Community Leaders share their Experiences at a 5th GEF Assembly Side Event
Cancun, Mexico. Environmental degradation and climate change affect communities around the world. Using their local knowledge and expertise, these communities are often best suited to develop solutions for the environmental challenges they encounter. This recognition was the theme in a GEF Small Grants Programme Side Event of the 5th GEF Assembly called "Partnerships to scale up Innovative Community Approaches". The event was led by Ms. Adriana Dinu, Executive Coordinator and Director a.i, UNDP - Global Environment Facility, who opened the session by stating that "Today, we will hear from communities' leaders from around the world and learn how they are implementing change from the ground up, providing innovative examples that are being scaled up by a variety of different donors and partners."
Before opening with a series of guest speakers, Ms. Dinu introduced the audience to the proliferation of micro-hydro electricity in the Dominican Republic as one of SGP's most stellar examples in fostering innovation at the community level. There, in partnership with CSOs, SGP has piloted and installed 16 small micro-hydro systems benefiting 1,500 families in off-the-grid, mountainous areas. With support of several partners, including the government of the Dominican Republic, this clean energy initiative is being replicated and scaled up to include another 42 micro-hydro systems for 5,500 users as well as reforestation of 7,000 hectares of land.

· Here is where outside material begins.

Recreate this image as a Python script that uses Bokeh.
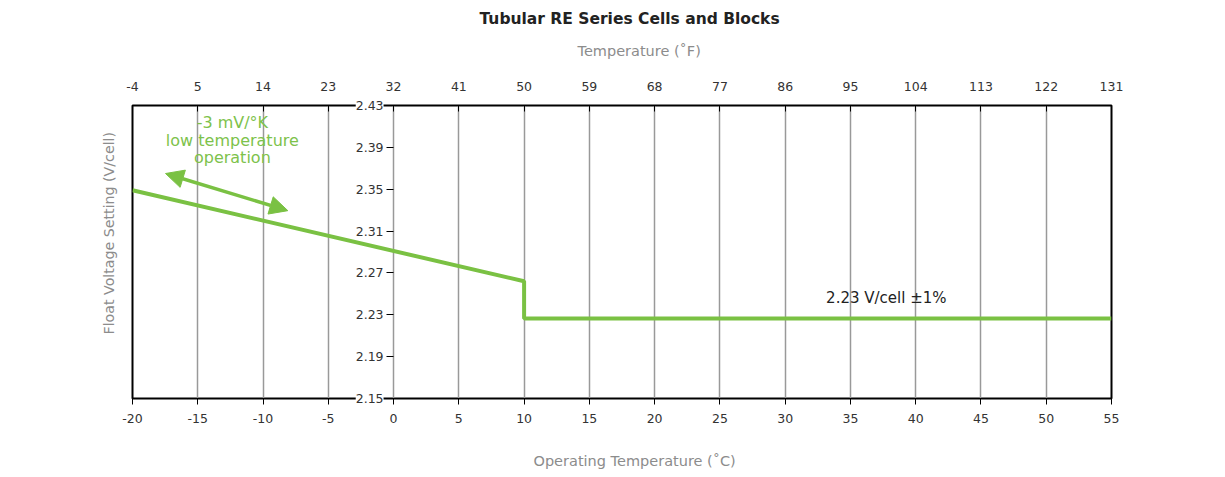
from bokeh.plotting import figure
from bokeh.models import (LinearAxis, Range1d, FixedTicker, Title, Arrow, NormalHead,
                          Label, CustomLabelingPolicy)
from bokeh.core.properties import value
from bokeh.embed import file_html
from bokeh.resources import INLINE

# ---- data ----
temp_c = [-20, 10, 10, 55]
float_v = [2.349, 2.262, 2.2265, 2.2265]
c_ticks = [-20, -15, -10, -5, 0, 5, 10, 15, 20, 25, 30, 35, 40, 45, 50, 55]
f_ticks = [-4, 5, 14, 23, 32, 41, 50, 59, 68, 77, 86, 95, 104, 113, 122, 131]
v_ticks = [2.15, 2.19, 2.23, 2.27, 2.31, 2.35, 2.39, 2.43]
note_lines = ["-3 mV/°K", "low temperature", "operation"]
note_x = [-12.35, -12.35, -12.35]
note_y = [2.414, 2.397, 2.380]
arrow_x = [-17.47, -8.1]
arrow_y = [2.365, 2.3295]
band_label = ["2.23 V/cell ±1%"]
band_x = [37.75]
band_y = [2.2459]

FONT = "DejaVu Sans"
GREEN = "#7ac143"
TEXT_GREEN = "#7dc24b"
GREY = "#8c8c8c"
TICK_COL = "#333333"

p = figure(frame_width=979, frame_height=293, output_backend="svg", toolbar_location=None,
           x_range=Range1d(-20, 55), y_range=Range1d(2.15, 2.43),
           min_border_left=132, min_border_right=106, min_border_bottom=0, min_border_top=105,
           title="Tubular RE Series Cells and Blocks")
p.extra_x_ranges = {"f": Range1d(-4, 131)}

p.outline_line_color = "black"
p.outline_line_width = 2
p.outline_line_alpha = 1

# bottom axis (Celsius)
xa = p.xaxis[0]
xa.ticker = FixedTicker(ticks=c_ticks)
xa.major_label_overrides = {t: str(t) for t in c_ticks}
xa.major_tick_out = 6
xa.major_tick_in = 0
xa.minor_tick_line_color = None
xa.major_tick_line_color = "black"
xa.axis_line_color = "black"
xa.major_label_standoff = 9
xa.major_label_text_font = FONT
xa.major_label_text_font_size = "12.5px"
xa.major_label_text_color = TICK_COL

# grid
p.xgrid.ticker = FixedTicker(ticks=c_ticks)
p.xgrid.grid_line_color = "#999999"
p.xgrid.grid_line_width = 1.5
p.ygrid.grid_line_color = None

# y axis at 0 C (tick marks only); its labels are drawn as labels
ya = p.yaxis[0]
ya.fixed_location = 0
ya.ticker = FixedTicker(ticks=v_ticks)
ya.major_tick_out = 7
ya.major_tick_in = 0
ya.minor_tick_line_color = None
ya.axis_line_color = None
ya.major_tick_line_color = "black"
ya.major_label_policy = CustomLabelingPolicy(code="return []")

# top axis (Fahrenheit)
top = LinearAxis(x_range_name="f", ticker=FixedTicker(ticks=f_ticks))
top.major_label_overrides = {t: str(t) for t in f_ticks}
top.major_tick_in = 6
top.major_tick_out = 0
top.minor_tick_line_color = None
top.major_tick_line_color = "black"
top.axis_line_color = "black"
top.major_label_standoff = 15
top.major_label_text_font = FONT
top.major_label_text_font_size = "12.5px"
top.major_label_text_color = TICK_COL
p.add_layout(top, "above")

# y tick labels; the two end ones sit in the side panels so the frame does not clip them
for v in v_ticks:
    lab = Label(x=0, y=v, text=f"{v:.2f}", x_offset=-10, text_align="right",
                text_baseline="middle", text_font=FONT, text_font_size="12.5px",
                text_color=TICK_COL, background_fill_color="white", background_fill_alpha=1.0)
    if v == max(v_ticks):
        p.add_layout(lab, "above")
    elif v == min(v_ticks):
        p.add_layout(lab, "below")
    else:
        p.add_layout(lab)

tF = Title(text="Temperature (˚F)", align="left", offset=445, text_font=FONT,
           text_font_size="14.5px", text_font_style="normal", text_color=GREY, standoff=22)
p.add_layout(tF, "above")

p.title.align = "left"
p.title.offset = 347
p.title.standoff = 3
p.title.text_font = FONT
p.title.text_font_size = "15.5px"
p.title.text_font_style = "bold"
p.title.text_color = "#222222"

tC = Title(text="Operating Temperature (˚C)", align="left", offset=401, text_font=FONT,
           text_font_size="14.5px", text_font_style="normal", text_color=GREY, standoff=32)
p.add_layout(tC, "below")

tV = Title(text="Float Voltage Setting (V/cell)", align="left", offset=64, text_font=FONT,
           text_font_size="14.2px", text_font_style="normal", text_color=GREY, standoff=32)
p.add_layout(tV, "left")

# data line
p.line(temp_c, float_v, line_color=GREEN, line_width=4)

# annotation
p.text(note_x, note_y, text=note_lines, text_font=value(FONT), text_font_size="16px",
       text_color=TEXT_GREEN, text_align="center", text_baseline="middle")
p.add_layout(Arrow(start=NormalHead(size=18, fill_color=GREEN, line_color=GREEN),
                   end=NormalHead(size=18, fill_color=GREEN, line_color=GREEN),
                   x_start=arrow_x[0], y_start=arrow_y[0], x_end=arrow_x[1], y_end=arrow_y[1],
                   line_color=GREEN, line_width=3.5))
p.text(band_x, band_y, text=band_label, text_font=value(FONT), text_font_size="15px",
       text_color="#222222", text_align="center", text_baseline="middle")

open("out.html", "w").write(file_html(p, INLINE))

The positive SGP experience has contributed to the formulation of National Law 57-2007 on Renewable Energy Promotion and Incentives through which the government of the Dominican Republic adopted the community-based micro-hydro approach as the main mechanism for rural electrification. The law, which is also reflected in the current National Development Plan, is being implemented through alliances between the SGP and national institutions.
Ms. Dinu then introduced the community guest-speaker series, which offered an opportunity to hear from several community-focused projects that have produced significant socio economic impacts as well as global environmental benefits. To start, participants learned about the story of a grandmother and solar engineer in Burkina Faso, who was trained through the Women Solar Engineer project, - a partnership between the Small Grants Programme and the Barefoot College. The project has trained 71 women in Africa and Asia as solar engineers who then electrified 52 villages, bringing light to more than 3,778 households and 22,739 beneficiaries.

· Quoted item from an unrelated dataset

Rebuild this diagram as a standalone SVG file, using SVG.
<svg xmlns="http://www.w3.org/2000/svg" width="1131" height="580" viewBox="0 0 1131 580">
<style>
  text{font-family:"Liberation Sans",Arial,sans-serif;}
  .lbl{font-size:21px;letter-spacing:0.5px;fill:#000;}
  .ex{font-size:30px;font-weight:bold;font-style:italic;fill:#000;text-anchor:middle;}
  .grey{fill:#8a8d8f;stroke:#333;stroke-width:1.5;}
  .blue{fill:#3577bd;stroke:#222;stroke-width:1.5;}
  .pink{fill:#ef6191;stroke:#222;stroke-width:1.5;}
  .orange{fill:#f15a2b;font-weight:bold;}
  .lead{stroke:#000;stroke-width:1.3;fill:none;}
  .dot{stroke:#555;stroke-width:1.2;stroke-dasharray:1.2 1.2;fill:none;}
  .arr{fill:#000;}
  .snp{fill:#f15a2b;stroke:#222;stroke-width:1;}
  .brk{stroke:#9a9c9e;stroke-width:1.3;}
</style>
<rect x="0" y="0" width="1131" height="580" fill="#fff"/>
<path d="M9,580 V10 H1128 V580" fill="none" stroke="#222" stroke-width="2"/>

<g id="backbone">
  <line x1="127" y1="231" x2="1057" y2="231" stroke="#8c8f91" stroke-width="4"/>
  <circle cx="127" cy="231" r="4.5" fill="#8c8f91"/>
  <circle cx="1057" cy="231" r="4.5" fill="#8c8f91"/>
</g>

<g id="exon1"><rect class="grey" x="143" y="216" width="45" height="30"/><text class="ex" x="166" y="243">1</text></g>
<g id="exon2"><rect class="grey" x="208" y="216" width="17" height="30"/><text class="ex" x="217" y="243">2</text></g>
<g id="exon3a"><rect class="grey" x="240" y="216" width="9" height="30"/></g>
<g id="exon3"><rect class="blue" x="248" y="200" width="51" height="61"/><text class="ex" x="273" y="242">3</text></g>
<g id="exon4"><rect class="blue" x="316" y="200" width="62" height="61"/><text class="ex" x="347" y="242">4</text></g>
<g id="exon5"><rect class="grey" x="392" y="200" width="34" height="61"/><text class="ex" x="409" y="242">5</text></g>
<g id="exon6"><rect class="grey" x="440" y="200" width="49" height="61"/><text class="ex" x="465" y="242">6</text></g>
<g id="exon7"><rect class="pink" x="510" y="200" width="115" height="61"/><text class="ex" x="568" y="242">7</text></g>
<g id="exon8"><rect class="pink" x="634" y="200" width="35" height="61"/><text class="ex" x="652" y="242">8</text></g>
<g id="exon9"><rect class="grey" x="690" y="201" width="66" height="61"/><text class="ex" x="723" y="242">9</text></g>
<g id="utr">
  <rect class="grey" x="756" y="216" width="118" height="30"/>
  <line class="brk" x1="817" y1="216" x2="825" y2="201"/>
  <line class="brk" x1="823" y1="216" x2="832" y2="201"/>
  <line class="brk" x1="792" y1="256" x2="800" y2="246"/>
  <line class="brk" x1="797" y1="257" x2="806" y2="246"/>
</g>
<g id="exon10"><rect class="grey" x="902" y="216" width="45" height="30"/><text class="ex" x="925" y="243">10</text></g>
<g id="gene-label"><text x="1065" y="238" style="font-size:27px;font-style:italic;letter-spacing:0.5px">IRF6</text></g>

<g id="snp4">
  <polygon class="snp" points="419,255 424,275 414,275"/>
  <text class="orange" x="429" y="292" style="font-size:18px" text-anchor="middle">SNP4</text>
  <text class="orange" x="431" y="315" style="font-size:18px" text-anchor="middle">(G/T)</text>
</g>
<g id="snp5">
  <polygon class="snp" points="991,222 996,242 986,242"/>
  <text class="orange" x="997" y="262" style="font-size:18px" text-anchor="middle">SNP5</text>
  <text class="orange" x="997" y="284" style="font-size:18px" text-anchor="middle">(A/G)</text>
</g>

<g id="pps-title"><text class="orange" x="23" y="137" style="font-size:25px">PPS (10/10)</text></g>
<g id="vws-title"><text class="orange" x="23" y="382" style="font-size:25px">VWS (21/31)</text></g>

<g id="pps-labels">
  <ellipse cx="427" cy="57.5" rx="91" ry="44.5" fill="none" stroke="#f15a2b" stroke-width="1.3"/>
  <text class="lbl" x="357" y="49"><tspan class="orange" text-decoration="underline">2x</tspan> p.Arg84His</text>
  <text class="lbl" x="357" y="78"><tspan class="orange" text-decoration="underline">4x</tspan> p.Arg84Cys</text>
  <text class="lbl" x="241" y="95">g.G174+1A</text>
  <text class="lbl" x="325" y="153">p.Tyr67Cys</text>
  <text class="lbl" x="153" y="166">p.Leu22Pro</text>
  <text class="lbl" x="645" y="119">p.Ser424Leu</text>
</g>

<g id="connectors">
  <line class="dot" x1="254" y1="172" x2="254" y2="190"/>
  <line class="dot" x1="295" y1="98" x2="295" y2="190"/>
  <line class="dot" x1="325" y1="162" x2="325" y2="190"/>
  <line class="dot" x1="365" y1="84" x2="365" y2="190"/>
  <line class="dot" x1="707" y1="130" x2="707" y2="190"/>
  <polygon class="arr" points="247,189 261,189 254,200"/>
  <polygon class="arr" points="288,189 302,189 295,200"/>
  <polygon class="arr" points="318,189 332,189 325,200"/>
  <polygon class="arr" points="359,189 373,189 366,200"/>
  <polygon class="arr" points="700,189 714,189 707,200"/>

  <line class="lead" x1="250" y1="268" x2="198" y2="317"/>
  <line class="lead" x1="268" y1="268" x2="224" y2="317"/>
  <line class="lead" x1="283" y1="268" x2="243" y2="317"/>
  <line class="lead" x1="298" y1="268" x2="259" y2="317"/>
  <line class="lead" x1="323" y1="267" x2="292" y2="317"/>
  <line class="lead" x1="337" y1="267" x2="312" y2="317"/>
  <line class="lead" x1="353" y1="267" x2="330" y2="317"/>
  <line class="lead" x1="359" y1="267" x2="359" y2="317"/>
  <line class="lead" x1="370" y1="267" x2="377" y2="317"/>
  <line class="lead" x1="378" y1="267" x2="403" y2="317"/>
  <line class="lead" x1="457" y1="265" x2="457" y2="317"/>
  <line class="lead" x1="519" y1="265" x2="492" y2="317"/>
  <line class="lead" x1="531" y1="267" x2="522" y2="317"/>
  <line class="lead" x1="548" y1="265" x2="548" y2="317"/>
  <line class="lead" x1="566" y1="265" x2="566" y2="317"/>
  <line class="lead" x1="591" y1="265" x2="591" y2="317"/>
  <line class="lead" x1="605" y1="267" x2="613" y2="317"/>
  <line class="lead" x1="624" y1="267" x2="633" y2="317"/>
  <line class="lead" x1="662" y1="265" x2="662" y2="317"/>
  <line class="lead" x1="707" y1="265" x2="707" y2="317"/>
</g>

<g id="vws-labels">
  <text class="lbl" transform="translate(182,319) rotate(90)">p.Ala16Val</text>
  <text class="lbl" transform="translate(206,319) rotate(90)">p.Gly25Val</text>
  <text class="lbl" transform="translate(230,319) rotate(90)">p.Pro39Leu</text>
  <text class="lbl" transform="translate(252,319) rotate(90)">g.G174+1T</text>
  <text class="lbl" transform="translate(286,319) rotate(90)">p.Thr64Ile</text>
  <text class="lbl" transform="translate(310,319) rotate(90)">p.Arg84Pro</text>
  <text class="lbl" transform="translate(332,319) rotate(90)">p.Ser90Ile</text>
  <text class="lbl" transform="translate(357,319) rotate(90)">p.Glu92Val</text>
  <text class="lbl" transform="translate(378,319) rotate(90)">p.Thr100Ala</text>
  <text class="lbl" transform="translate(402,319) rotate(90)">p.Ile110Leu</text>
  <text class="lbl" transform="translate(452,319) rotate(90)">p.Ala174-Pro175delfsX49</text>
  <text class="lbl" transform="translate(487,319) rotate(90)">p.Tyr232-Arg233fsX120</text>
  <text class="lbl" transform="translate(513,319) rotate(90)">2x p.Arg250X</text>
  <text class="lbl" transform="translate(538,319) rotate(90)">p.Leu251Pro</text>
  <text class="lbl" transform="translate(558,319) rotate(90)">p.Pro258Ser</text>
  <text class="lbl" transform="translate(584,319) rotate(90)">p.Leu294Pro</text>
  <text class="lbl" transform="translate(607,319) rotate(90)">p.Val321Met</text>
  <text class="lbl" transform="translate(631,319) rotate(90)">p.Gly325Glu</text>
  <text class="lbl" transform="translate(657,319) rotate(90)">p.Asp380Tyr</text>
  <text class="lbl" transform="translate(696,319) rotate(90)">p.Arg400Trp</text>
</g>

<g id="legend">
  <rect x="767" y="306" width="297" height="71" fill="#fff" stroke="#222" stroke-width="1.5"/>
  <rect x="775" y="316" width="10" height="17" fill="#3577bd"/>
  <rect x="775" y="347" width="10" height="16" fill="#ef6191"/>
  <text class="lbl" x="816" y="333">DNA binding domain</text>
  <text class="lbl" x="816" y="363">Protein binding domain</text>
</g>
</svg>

Following, Mr. Murat Çevik of the Kuzey Doga Society related his experiences about establishing the first Wildlife Corridor in Turkey. The Corridor, which covers 23,500 hectares, connects isolated animal populations, provides additional habitat for large carnivores, and helps reduce human-carnivore conflict. For this initiative, Dr. Cagan Sekercioglu, the president of the Kuzey Doga Society received the Whitley Award, also known as the "Green Oscar".
Next, Mr. Naoufel Telahigue, Regional Climate and Environment Specialist from IFAD, shared his experience in working with local partners and rural communities in the Sahel region of Niger. There, his efforts focused primarily on greening the Sahel and helping communities adapt to the effects of climate change. Mr. Telahigue brings more than 12 years of experience working on rangeland rehabilitation, soil and water management, desertification control and climate change issues North Africa, the Middle East and sub-Saharan Africa.
Ms. Anooradah Pooran of the "Association pour l'education des enfants defavoris" (APEDED), in Mauritius, presented her experience leading a green business that empowers women and raises awareness about the use of traditional medicine and natural plants. Through APEDED, 20 mothers of disadvantaged children, produce herbal teas from native, medicinal plants, contributing to the conservation of those plants. Secret Grand-Mère" (Grandma's Secret) Teas – a line of 19 teas - is now sold in countries as far as China and France. The initiative's success has earned it numerous awards including the Emerging Exporters Gold Award,
African Women for Change and the Pride of India Leadership Award.
Ms. Kemi B. Fadojutimi of the Bright Generation Community Foundation, Ghana, presented bamboo bicycles which her organization piloted as an innovative form of clean transport. The bicycles received international attention at the Momentum for Change activities at the last Conference of the Parties of the United Nations Framework Convention on Climate Change (UNFCCC). The construction and recycling of bamboo bikes is far less energy intensive than that of steel bikes and newly cretaed bamboo plantations function as important carbon sinks. Today, local and overseas demand for the bicycles far exceeds the initiatives' current supply capacity. The initiative has won several awards including the 2010 SEED Award; the 2012 Samsung Generations for Peace Award; the 2012 UN Habitat/Dubai International Best Practice Award; and in 2012 the World Business and Development Awards (WBDA).
The event concluded with Mr. Delfin Ganapin, Global Manager of the GEF Small Grants Programme, who invited the attendants to a tasting of sustainable products produced from SGP projects. Samples included organic honey and lion fish from Mexico and herbal teas from Mauritius.